Argument Description
args['model'] (string) Model ID, used for storing checkpoints and models to Lucd backend
args['train_id'] (string) Model “training” ID, to be used for storing trained model asset to Lucd backend
args['vds'] (string) Lucd virtual dataset ID, used for retrieving training/validation/testing data for model training
args['asset'] (string) Asset (word embedding) ID, used for retrieving word embeddings for text classification model training
args['parameters']['steps'] (int) Number of steps for model training
args['parameters']['lr'] (float) Learning rate for model training
args['parameters']['regularization_value'] (float) Regularization value for model training
args['parameters']['eval_percent'] (float) Percentage of the virtual dataset to use for validation
args['parameters']['test_percent'] (float) Percentage of the virtual dataset to use for testing
args['parameters']['classification_mode'] (string) Type of classification (binary, multiclass, tf_premade_multiclass) as selected in the GUI (only applies to classification models)
args['parameters']['prediction_threshold'] (float) For binary classification models, minimum threshold for designating a positive decision
args['parameters']['max_document_length'] (int) Maximum number of tokens to be used for free text input into the model for training (for text classification).
args['exportdir'] (string) Directory used for storing trained model (for upload purposes)
args['graphversion'] (string) Version of the graph being trained

Table 1. Full model python script arguments for TensorFlow and PyTorch models.

Dask XGBoost

Table 2 describes the python arguments passed to the start function for Dask XGBoost models.

Argument Description
args['booster'] (string) XGBoost booster type
args['objective'] (string) Learning task and the corresponding learning objective
args['base_score'] (float) The initial prediction score of all instances, global bias
args['eval_metric'] (string) Evaluation metrics for validation data, a default metric will be assigned according to ‘objective’
args['seed'] (int) Random number seed
args['eta'] (int) Step size shrinkage used in update to prevents overfitting
args['gamma'] (float) Minimum loss reduction required to make a further partition on a leaf node of the tree
args['max_depth'] (int) Maximum depth of a tree.

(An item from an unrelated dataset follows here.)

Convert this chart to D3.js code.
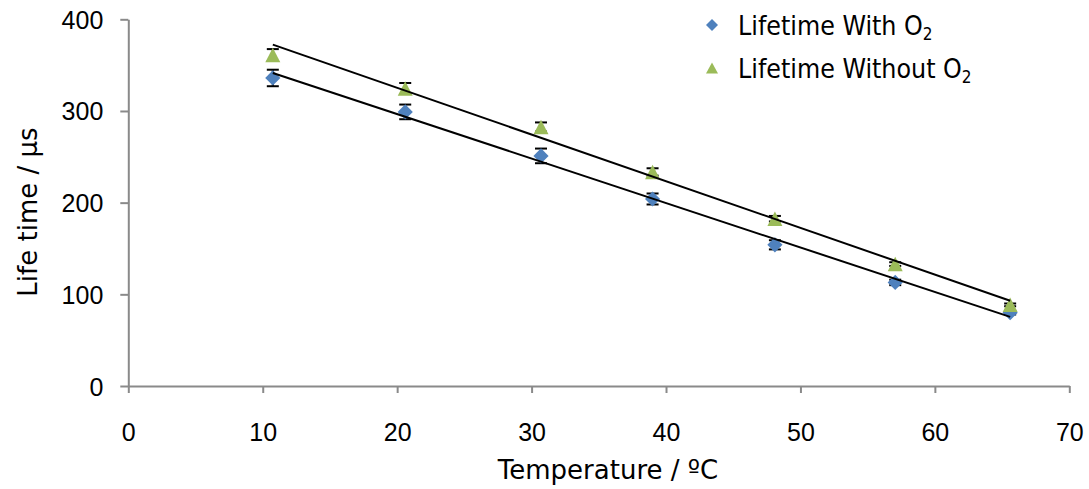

Increasing this value will make the model more complex and more likely to overfit; beware that XGBoost aggressively consumes memory when training a deep tree
args['min_child_weight'] (float) Minimum sum of instance weight(hessian) needed in a child
args['max_delta_step'] (int) Maximum delta step we allow each tree’s weight estimation to be
args['subsample'] (float) Subsample ratio of the training instance
args['colsample_bytree'] (float) Subsample ratio of columns when constructing each tree
args['colsample_bylevel'] (float) Subsample ratio of columns for each level
args['colsample_bynode'] (float) Subsample ratio of columns for each split
args['xgboost_lambda'] (float) L2 regularization term on weights; increasing this value will make model more conservative
args['alpha'] (float) L1 regularization term on weights; increasing this value will make model more conservative
args['tree_method'] (string) The tree construction algorithm used in XGBoost
args['scale_pos_weight'] (float) Balancing of positive and negative weights
args['refresh_leaf'] (int) This is a parameter of the refresh updater plugin; when this flag is 1, tree leaves as well as tree nodes’ stats are updated; when it is 0, only node stats are updated
args['process_type'] (string) A type of boosting process to run
args['num_parallel_tree'] (int) Number of parallel trees constructed during each iteration; this option is used to support boosted random forest
args['sample_type'] (string) Type of sampling algorithm
args['normalize_type'] (string) Type of normalization algorithm
args['rate_drop'] (float) Dropout rate (a fraction of previous trees to drop during the dropout)
args['one_drop'] (string) When this flag is enabled, at least one tree is always dropped during the dropout (allows Binomial-plus-one or epsilon-dropout from the original DART paper)
args['skip_drop'] (float) Probability of skipping the dropout procedure during a boosting iteration
args['feature_selector'] (string) Feature selection and ordering method
args['top_k'] (int) The number of top features to select in greedy and thrifty feature selector; the value of 0 means using all the features
args['updater'] (string) A comma-separated string defining the sequence of tree updaters to run, providing a modular way to construct and to modify the trees. This is an advanced parameter that is usually set automatically, depending on some other parameters. However, it could be also set explicitly by a user.

Table 2. Full model python script arguments for Dask-XGBoost models.